When football rises to five a ticket,

And women rejoice at the chance to cheer,

For the man and the ball--"he sure can kick it"--

And check accounts just disappear;

When the Lampoon blows its, yearly bubble

And the Ibis lays a hard boiled egg;

When seniors occasionally see double,

And Max continues his daily beg--

Then you can't expect to have me shedding

Stuff which is safe, but, if you do,

As Coolidge said right after the wedding,

"Grace, my dear, the joke's on you."

Now that all this football stench has been wafted upon the breezes of the autumn air and all that sort of thing, may I suggest that there is in my heart a profound respect for Princeton. Princeton is the only college, not to mention university, in this country which supports a drum with such a drummer as appeared between the halves and the goal posts last Saturday. Before Gilbert Seldes and the other higher aesthetes get a chance I wish to have it definitely stated that that drummer is a great artist. Like a moth ball in a derby he was the only bright spot of my afternoon. May he live to beat many drums.

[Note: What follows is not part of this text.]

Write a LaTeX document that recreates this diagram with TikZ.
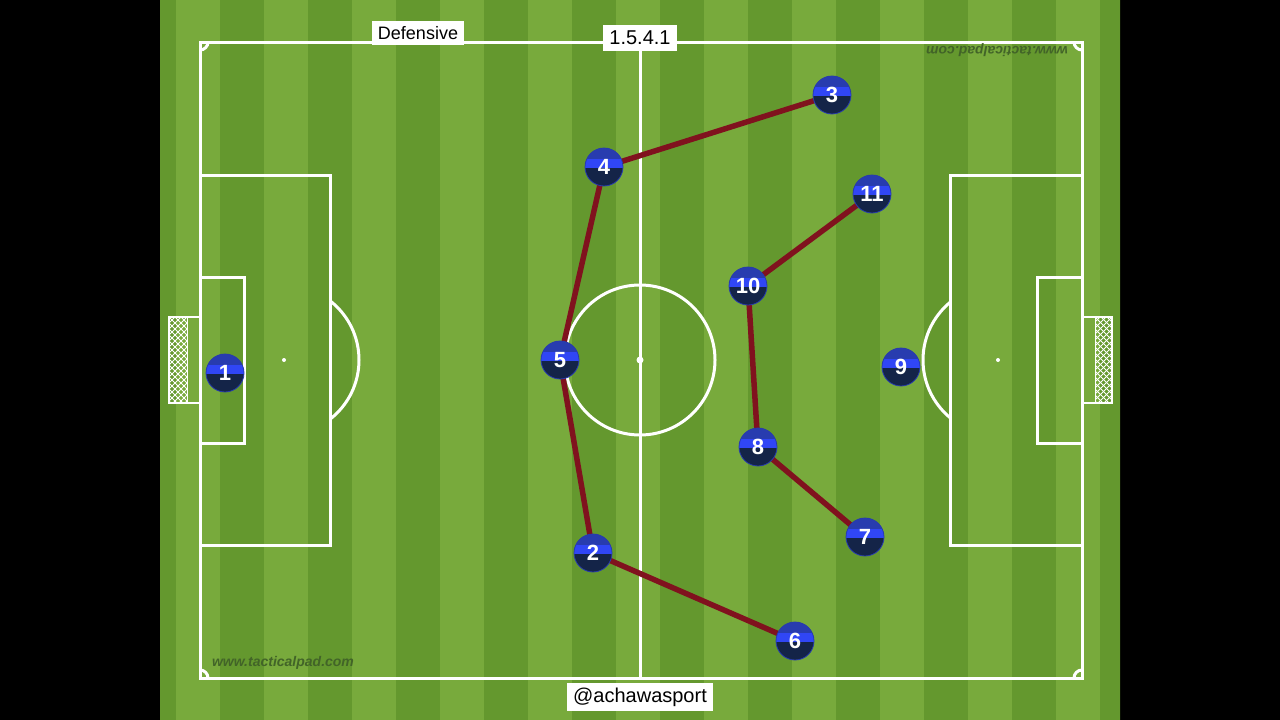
\documentclass[tikz,border=0pt]{standalone}
\usepackage{fontspec}
\setmainfont{Liberation Sans}
\definecolor{grasslight}{RGB}{120,170,60}
\definecolor{grassdark}{RGB}{100,152,46}
\definecolor{ballnavy}{RGB}{20,36,72}
\definecolor{ballblue}{RGB}{40,60,175}
\definecolor{bandblue}{RGB}{48,70,245}
\definecolor{linkred}{RGB}{128,18,30}
\definecolor{markgreen}{RGB}{66,100,40}
\pgfdeclarelayer{pitch}
\pgfdeclarelayer{links}
\pgfsetlayers{pitch,links,main}
\begin{document}
\begin{tikzpicture}[x=1pt, y=-1pt,
    chalk/.style={draw=white, line width=3pt},
    netline/.style={draw=white, line width=.8pt},
    player/.style={circle, draw=ballblue, line width=.8pt, fill=ballnavy, minimum size=38pt, inner sep=0pt, text=white, font=\fontsize{22}{22}\selectfont\bfseries,
      path picture={\fill[ballblue] (path picture bounding box.north west) rectangle ([yshift=2pt]path picture bounding box.east); \fill[bandblue] ([yshift=8pt]path picture bounding box.west) rectangle ([yshift=-1pt]path picture bounding box.east);}},
    link/.style={draw=linkred, line width=5.5pt},
    tag/.style={fill=white, text=black, inner xsep=6pt, inner ysep=5pt, font=\fontsize{20}{20}\selectfont},
    brand/.style={text=markgreen, font=\fontsize{14}{14}\selectfont\bfseries\itshape}]
  \useasboundingbox (0,0) rectangle (1280,720);
  \begin{pgfonlayer}{pitch}
    \fill[black] (0,0) rectangle (1280,720);
    \fill[grasslight] (160,0) rectangle (1120,720);
    \begin{scope}
      \clip (160,0) rectangle (1120,720);
      \foreach \sx in {132,220,...,1100} \fill[grassdark] (\sx,0) rectangle ++(44,720);
    \end{scope}
    % field markings
    \draw[chalk] (200,42) rectangle (1082,678);
    \draw[chalk] (640,42) -- (640,678);
    \draw[chalk] (640,360) circle[radius=75];
    \fill[white] (640,360) circle[radius=3.5];
    \draw[chalk] (200,175) rectangle (330,545);
    \draw[chalk] (200,277) rectangle (244,443);
    \draw[chalk] (1082,175) rectangle (950,545);
    \draw[chalk] (1082,277) rectangle (1037,443);
    \fill[white] (284,360) circle[radius=2]; \fill[white] (998,360) circle[radius=2];
    \begin{scope}
      \clip (330,0) rectangle (950,720);
      \draw[chalk] (284,360) circle[radius=75];
      \draw[chalk] (998,360) circle[radius=75];
    \end{scope}
    \begin{scope}
      \clip (200,42) rectangle (1082,678);
      \foreach \cx/\cy in {200/42,1082/42,200/678,1082/678} \draw[chalk] (\cx,\cy) circle[radius=8];
    \end{scope}
    % goals
    \begin{scope}
      \clip (169,317) rectangle (187,403);
      \foreach \k in {-24,-18,...,96} {\draw[netline] (169,317+\k) -- (187,335+\k); \draw[netline] (187,317+\k) -- (169,335+\k);}
    \end{scope}
    \begin{scope}
      \clip (1095,317) rectangle (1112,403);
      \foreach \k in {-24,-18,...,96} {\draw[netline] (1095,317+\k) -- (1112,334+\k); \draw[netline] (1112,317+\k) -- (1095,334+\k);}
    \end{scope}
    \draw[white, line width=2pt] (200,317) -- (169,317) -- (169,403) -- (200,403); \draw[white, line width=1pt] (187,317) -- (187,403);
    \draw[white, line width=2pt] (1082,317) -- (1112,317) -- (1112,403) -- (1082,403); \draw[white, line width=1pt] (1095,317) -- (1095,403);
    \node[brand] (brandlow) at (283,663) {www.tacticalpad.com};
    \node[brand, rotate=180] (brandtop) at (997,50) {www.tacticalpad.com};
  \end{pgfonlayer}
  \node[tag, font=\fontsize{18}{18}\selectfont] (phase) at (418,33) {Defensive};
  \node[tag, inner ysep=6pt] (shape) at (640,38) {1.5.4.1};
  \node[tag] (credit) at (640,697) {@achawasport};
  \node[player] (p1) at (225,373) {1};
  \node[player] (p2) at (593,553) {2};
  \node[player] (p3) at (832,95) {3};
  \node[player] (p4) at (604,167) {4};
  \node[player] (p5) at (560,360) {5};
  \node[player] (p6) at (795,641) {6};
  \node[player] (p7) at (865,537) {7};
  \node[player] (p8) at (758,447) {8};
  \node[player] (p9) at (901,367) {9};
  \node[player] (p10) at (748,286) {10};
  \node[player] (p11) at (872,194) {11};
  \begin{pgfonlayer}{links}
    \draw[link] (p3.center) -- (p4.center) -- (p5.center) -- (p2.center) -- (p6.center);
    \draw[link] (p11.center) -- (p10.center) -- (p8.center) -- (p7.center);
  \end{pgfonlayer}
\end{tikzpicture}
\end{document}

Which returns one immediately to a congenial subject. In yesterday's Boston Herald it was announced that the present histrionic treat at Waldron's Casino is "real burlesque of the old school". Now there may be those who do not know what "old school" burlesque is. They have never been west of Allentown, Pennsylvania, on the Lehigh. Nor have they tried that excellent establishment, the Howard Athenaeum. Of course the best friend after a visit to burlesque of the "old school" is an old clothes merchant, for where there's smoke there's sure to be smell--as the old proverb says--but, in the long run as Nurnri used to say, it is worth it. For physicists can learn what happens when an irresistible force meets an immovable body and doctors can leave why, when he signs up has chorus, a burlesque manager takes on flesh.

But never let it be thought that this column has not sufficient of the aesthetic urge. Only last week was to the Plymouth and did see Gregory Kelley in the "Butter and Egg Man" where there is one beautiful titian tressed milady who doth make a man's heart beat with no uncertain beating and where Robert Middlemas late of the Harvard Dramatic Club, not very late, yet does nobly by his part which is amusing plus a cigar.

And mention of the Dramatic Club reminds me that there is to be a production of "Arms and the Man" at Radcliffe this week as well as at the Repertory next week (adv.) which just thrills us all, thud, thud. Imagine the opportunity to see at one and the same time or at least within a week two productions of the same show, even though it is one of Shaw's worst, is now as dead as the dodo, the German war guilt and Ogden Mills. Weren't it for a friend of ours who goes to Vermont State Normal School we'd bet on Radcliffe, that is, knowing the Repertory.

In fact we asked Joe Forecast about it and he said that with an average hand he would bid at least "one without" providing Michigan did beat the Navy.